> [Problem description]:
Copy the data precisely, character for character, and leave out every picture.

> [Given data]:
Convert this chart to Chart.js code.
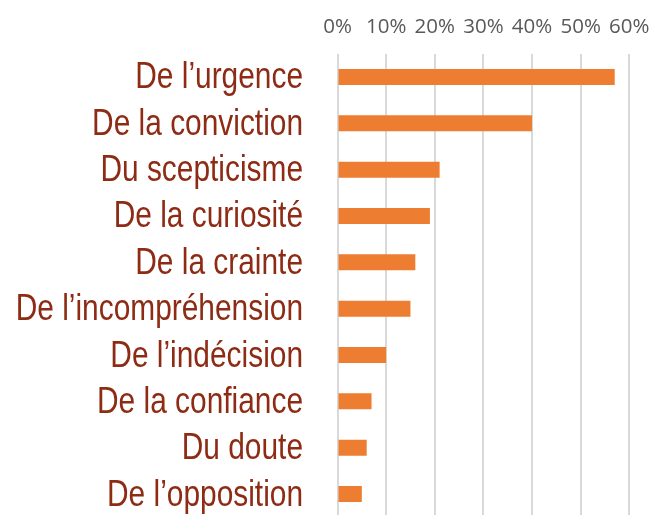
<!DOCTYPE html>
<html><head><meta charset="utf-8">
<script src="https://cdn.jsdelivr.net/npm/chart.js@4"></script>
<style>html,body{margin:0;padding:0;background:#fff;overflow:hidden}</style>
</head><body><canvas id="c" width="654" height="520" style="display:block;width:654px;height:520px"></canvas>
<script>
const categories = ["De l’urgence","De la conviction","Du scepticisme","De la curiosité","De la crainte","De l’incompréhension","De l’indécision","De la confiance","Du doute","De l’opposition"];
const values = [57,40,21,19,16,15,10,7,6,5];
const tickValues = [0,10,20,30,40,50,60];

// Draws the category axis labels in a narrow (horizontally condensed) face, like Arial Narrow
const narrowLabels = {
  id: 'narrowLabels',
  afterDraw(chart) {
    const s = chart.scales.y, ctx = chart.ctx;
    ctx.save();
    ctx.fillStyle = '#8E2B14';
    ctx.font = '36px "Liberation Sans", Arial, sans-serif';
    ctx.textAlign = 'right';
    ctx.textBaseline = 'alphabetic';
    s.ticks.forEach((t, i) => {
      const y = s.getPixelForTick(i);
      ctx.save();
      ctx.translate(s.right - 34.5, y + 11.5);
      ctx.scale(0.83, 1);
      ctx.fillText(s.getLabelForValue(t.value), 0, 0);
      ctx.restore();
    });
    ctx.restore();
  }
};

new Chart(document.getElementById('c'), {
  type: 'bar',
  data: { labels: categories, datasets: [{ data: values, backgroundColor: '#ED7D31', borderWidth: 0, barPercentage: 0.69, categoryPercentage: 0.5 }] },
  plugins: [narrowLabels],
  options: {
    indexAxis: 'y', responsive: false, animation: false,
    layout: { padding: { left: 0, right: 24.7, top: 0, bottom: 2.8 } },
    plugins: { legend: { display: false }, tooltip: { enabled: false } },
    scales: {
      x: { position: 'top', min: 0, max: 60,
        afterBuildTicks: ax => { ax.ticks = tickValues.map(v => ({ value: v })); },
        afterFit: s => { s.height = 53.8; s.paddingLeft = 0; s.paddingRight = 0; },
        ticks: { callback: v => v + '%', color: '#595959', font: { family: 'Open Sans', size: 20.5 }, padding: 14.5, maxRotation: 0 },
        grid: { color: '#D9D9D9', lineWidth: 2, drawTicks: false },
        border: { display: false } },
      y: { grid: { display: false }, border: { display: false },
        afterFit: s => { s.width = 337.5; s.paddingTop = 0; s.paddingBottom = 0; },
        ticks: { display: false } }
    }
  }
});
</script></body></html>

> [Written solution]:
Convert this chart to Chart.js code.
<!DOCTYPE html>
<html><head><meta charset="utf-8">
<script src="https://cdn.jsdelivr.net/npm/chart.js@4"></script>
<style>html,body{margin:0;padding:0;background:#fff;overflow:hidden}</style>
</head><body><canvas id="c" width="654" height="520" style="display:block;width:654px;height:520px"></canvas>
<script>
const categories = ["De l’urgence","De la conviction","Du scepticisme","De la curiosité","De la crainte","De l’incompréhension","De l’indécision","De la confiance","Du doute","De l’opposition"];
const values = [57,40,21,19,16,15,10,7,6,5];
const tickValues = [0,10,20,30,40,50,60];

// Draws the category axis labels in a narrow (horizontally condensed) face, like Arial Narrow
const narrowLabels = {
  id: 'narrowLabels',
  afterDraw(chart) {
    const s = chart.scales.y, ctx = chart.ctx;
    ctx.save();
    ctx.fillStyle = '#8E2B14';
    ctx.font = '36px "Liberation Sans", Arial, sans-serif';
    ctx.textAlign = 'right';
    ctx.textBaseline = 'alphabetic';
    s.ticks.forEach((t, i) => {
      const y = s.getPixelForTick(i);
      ctx.save();
      ctx.translate(s.right - 34.5, y + 11.5);
      ctx.scale(0.83, 1);
      ctx.fillText(s.getLabelForValue(t.value), 0, 0);
      ctx.restore();
    });
    ctx.restore();
  }
};

new Chart(document.getElementById('c'), {
  type: 'bar',
  data: { labels: categories, datasets: [{ data: values, backgroundColor: '#ED7D31', borderWidth: 0, barPercentage: 0.69, categoryPercentage: 0.5 }] },
  plugins: [narrowLabels],
  options: {
    indexAxis: 'y', responsive: false, animation: false,
    layout: { padding: { left: 0, right: 24.7, top: 0, bottom: 2.8 } },
    plugins: { legend: { display: false }, tooltip: { enabled: false } },
    scales: {
      x: { position: 'top', min: 0, max: 60,
        afterBuildTicks: ax => { ax.ticks = tickValues.map(v => ({ value: v })); },
        afterFit: s => { s.height = 53.8; s.paddingLeft = 0; s.paddingRight = 0; },
        ticks: { callback: v => v + '%', color: '#595959', font: { family: 'Open Sans', size: 20.5 }, padding: 14.5, maxRotation: 0 },
        grid: { color: '#D9D9D9', lineWidth: 2, drawTicks: false },
        border: { display: false } },
      y: { grid: { display: false }, border: { display: false },
        afterFit: s => { s.width = 337.5; s.paddingTop = 0; s.paddingBottom = 0; },
        ticks: { display: false } }
    }
  }
});
</script></body></html>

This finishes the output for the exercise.